OFFICIAL MINSK RESISTS RUSSIAN PROPOSAL FOR LEGISLATIVE MERGER.

Publication: Monitor Volume: 4 Issue: 8

Visiting Belarus on January 12-13, Russian justice minister Sergei Stepashin urged President Alyaksandr Lukashenka and other officials to set a five-year time frame for unifying the legislation of Belarus with that of Russia; and, as part of the process, to merge the Justice Ministry of Belarus with that of Russia within two years. Stepashin listed citizenship, foreign trade, customs, taxes, and privatization as the priority areas for legislative unification. Existing discrepancies complicate the implementation of the Russia-Belarus Union, Stepashin observed.
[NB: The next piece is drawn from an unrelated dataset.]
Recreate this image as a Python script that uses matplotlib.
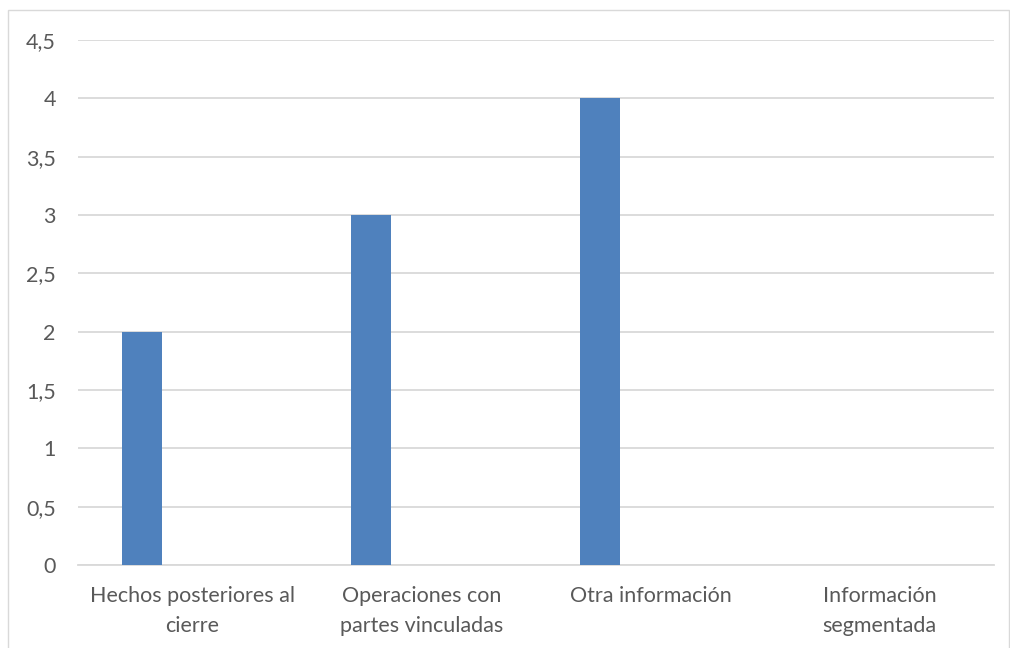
import matplotlib.pyplot as plt
import numpy as np
from matplotlib.ticker import FuncFormatter, MultipleLocator
from matplotlib.patches import Rectangle

categories = ['Hechos posteriores al\ncierre', 'Operaciones con\npartes vinculadas',
              'Otra información', 'Información\nsegmentada']
values = [2, 3, 4, 0]

plt.rcParams['font.family'] = ['Lato', 'DejaVu Sans']

fig = plt.figure(figsize=(10.1, 6.48), dpi=100)
ax = fig.add_axes([78 / 1010, 83 / 648, 916 / 1010, 525 / 648])

x = np.arange(len(categories))
ax.bar(x - 0.22, values, width=0.175, color='#4f81bd', zorder=3)

ax.set_xlim(-0.5, len(categories) - 0.5)
ax.set_ylim(0, 4.5)
ax.yaxis.set_major_locator(MultipleLocator(0.5))
ax.yaxis.set_major_formatter(FuncFormatter(lambda v, p: f"{v:g}".replace('.', ',')))
ax.grid(axis='y', color='#d9d9d9', linewidth=1.3, zorder=0)

ax.set_xticks(x)
ax.set_xticklabels(categories, linespacing=1.65)
ax.tick_params(axis='both', length=0, labelsize=15.5, labelcolor='#595959')
ax.tick_params(axis='y', pad=16)
ax.tick_params(axis='x', pad=15)

for side in ['top', 'right', 'left']:
    ax.spines[side].set_visible(False)
ax.spines['bottom'].set_color('#d9d9d9')
ax.spines['bottom'].set_linewidth(1.3)

# outer chart border
fig.patches.append(Rectangle((8 / 1010, -0.01), 1001 / 1010, 1 - 10 / 648 + 0.01,
                             transform=fig.transFigure, fill=False,
                             edgecolor='#d9d9d9', linewidth=1.0))

plt.savefig('out.png', dpi=100)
In his public response, Lukashenka effectively changed the subject by introducing the theme of NATO’s enlargement. He promised to give Stepashin for transmittal to the Kremlin a set of assessments of the situation and proposals for joint countermeasures, drafted by Belarusan security agencies. It was left to Prime Minister Syarhey Linh to turn down publicly Stepashin’s proposals as a "matter for a distant future." Citing "specific conditions in Belarus and Russia" that require separate national legislation, Linh remarked that Russia itself enacts its legislation "without informing anybody about it in advance… With such practices, the prospect of legislative unification becomes even more distant." (Russian agencies, January 12-13) Last week, Lukashenka’s chief spokesman criticized Moscow for foot-dragging on the planned creation of joint energy and transportation systems with Belarus. (Russian agencies, January 5)
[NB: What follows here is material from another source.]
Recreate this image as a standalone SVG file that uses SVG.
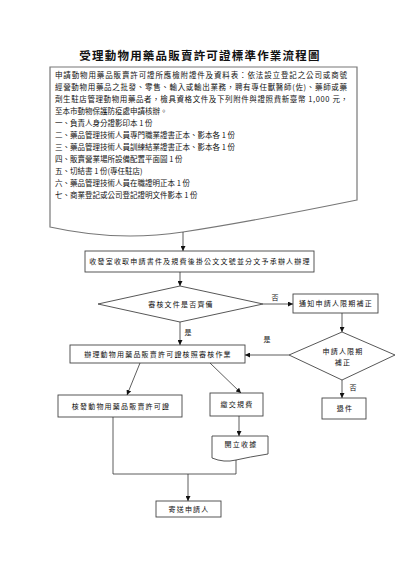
<svg xmlns="http://www.w3.org/2000/svg" width="400" height="566" viewBox="0 0 400 566">
<defs>
<marker id="arr" viewBox="0 0 6 6" refX="6" refY="3" markerWidth="5" markerHeight="5" orient="auto" markerUnits="userSpaceOnUse">
<path d="M0,0 L6,3 L0,6 z" fill="#111"/>
</marker>
<style>
text{font-family:"Noto Sans CJK TC","Noto Sans CJK SC",sans-serif;fill:#111;}
.title{font-size:11.5px;font-weight:bold;letter-spacing:1.2px;text-anchor:middle;}
.doc{font-size:7.5px;}
.t{font-size:7px;letter-spacing:1.2px;text-anchor:middle;}
.box{fill:#fff;stroke:#444;stroke-width:0.9;}
.docshape{fill:#fff;stroke:#777;stroke-width:1.2;}
.c{fill:none;stroke:#333;stroke-width:0.8;}
.ca{fill:none;stroke:#333;stroke-width:0.8;marker-end:url(#arr);}
.lbl{font-size:7px;text-anchor:middle;}
</style>
</defs>
<rect width="400" height="566" fill="#fff"/>
<text class="title" x="200" y="60">受理動物用藥品販賣許可證標準作業流程圖</text>

<g id="node-requirements">
<path class="docshape" d="M50,67 L357,67 L357,200 Q249,222 183,232 Q117,242 50,227 Z"/>
<text class="doc" x="55" y="77.7" textLength="292" lengthAdjust="spacing">申請動物用藥品販賣許可證所應檢附證件及資料表：依法設立登記之公司或商號</text>
<text class="doc" x="55" y="89.7" textLength="292" lengthAdjust="spacing">經營動物用藥品之批發、零售、輸入或輸出業務，聘有專任獸醫師(佐)、藥師或藥</text>
<text class="doc" x="55" y="101.7" textLength="293" lengthAdjust="spacing">劑生駐店管理動物用藥品者，檢具資格文件及下列附件與證照費新臺幣 1,000 元，</text>
<text class="doc" x="55" y="113.7">至本市動物保護防疫處申請核辦。</text>
<text class="doc" x="55" y="125.7">一、負責人身分證影印本 1 份</text>
<text class="doc" x="55" y="137.7">二、藥品管理技術人員專門職業證書正本、影本各 1 份</text>
<text class="doc" x="55" y="149.7">三、藥品管理技術人員訓練結業證書正本、影本各 1 份</text>
<text class="doc" x="55" y="161.7">四、販賣營業場所設備配置平面圖 1 份</text>
<text class="doc" x="55" y="173.7">五、切結書 1 份(專任駐店)</text>
<text class="doc" x="55" y="185.7">六、藥品管理技術人員在職證明正本 1 份</text>
<text class="doc" x="55" y="197.7">七、商業登記或公司登記證明文件影本 1 份</text>
</g>

<g id="node-receive">
<rect class="box" x="85" y="251" width="229" height="21"/>
<text class="t" x="200" y="264">收發室收取申請書件及規費後掛公文文號並分文予承辦人辦理</text>
</g>

<g id="node-check">
<polygon class="box" points="180,286 263,304 180,322 98,304"/>
<text class="t" x="181" y="306.5">審核文件是否齊備</text>
</g>

<g id="node-notify">
<rect class="box" x="293" y="294" width="85" height="19"/>
<text class="t" x="336" y="306">通知申請人限期補正</text>
</g>

<g id="node-supplement">
<polygon class="box" points="342,332 395,355 342,380 289,355"/>
<text class="t" x="343" y="354">申請人限期</text>
<text class="t" x="343" y="365">補正</text>
</g>

<g id="node-process">
<rect class="box" x="70" y="345" width="175" height="18"/>
<text class="t" x="158" y="356.5">辦理動物用藥品販賣許可證核照審核作業</text>
</g>

<g id="node-issue">
<rect class="box" x="58" y="395" width="124" height="22"/>
<text class="t" x="121" y="408.5">核發動物用藥品販賣許可證</text>
</g>

<g id="node-fee">
<rect class="box" x="210" y="393" width="53" height="23"/>
<text class="t" x="237" y="407">繳交規費</text>
</g>

<g id="node-return">
<rect class="box" x="322" y="398" width="44" height="21"/>
<text class="t" x="345" y="411">退件</text>
</g>

<g id="node-receipt">
<path class="box" d="M212,436 L268,436 L268,454 Q249,457 236,460 Q224,463 212,458 Z"/>
<text class="t" x="241" y="447">開立收據</text>
</g>

<g id="node-send">
<rect class="box" x="156" y="501" width="65" height="16"/>
<text class="t" x="189" y="511.5">寄送申請人</text>
</g>

<g id="connectors">
<line class="ca" x1="183" y1="232" x2="183" y2="251"/>
<line class="ca" x1="180" y1="272" x2="180" y2="286"/>
<line class="ca" x1="263" y1="304" x2="293" y2="304"/>
<text class="lbl" x="275" y="300">否</text>
<line class="ca" x1="342" y1="313" x2="342" y2="332"/>
<line class="ca" x1="289" y1="355" x2="245" y2="355"/>
<text class="lbl" x="267" y="342">是</text>
<line class="ca" x1="180" y1="322" x2="180" y2="345"/>
<text class="lbl" x="188" y="335">是</text>
<line class="ca" x1="342" y1="380" x2="342" y2="398"/>
<text class="lbl" x="353" y="390">否</text>
<line class="ca" x1="140" y1="363" x2="127" y2="395"/>
<line class="ca" x1="210" y1="363" x2="241" y2="393"/>
<line class="ca" x1="239" y1="416" x2="239" y2="436"/>
<polyline class="c" points="113,417 113,474 236,474 236,460"/>
<line class="ca" x1="188" y1="474" x2="188" y2="501"/>
</g>
</svg>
The disagreement illustrates the divergent expectations that Moscow and Minsk attach to the Russia-Belarus Union. While Lukashenka is pursuing economic benefits for Belarus and its state-owned economy, Moscow seeks an economic and political merger. Just in the last few days, Russian foreign minister Yevgeny Primakov and CIS cooperation minister Anatoly Adamishin reaffirmed the goal of political unification of Russia and Belarus. (Rabochaya tribuna, January 13; Rossiiskaya Gazeta, January 8) Primakov favors paying the economic price of such unification; other senior Russian officials demur.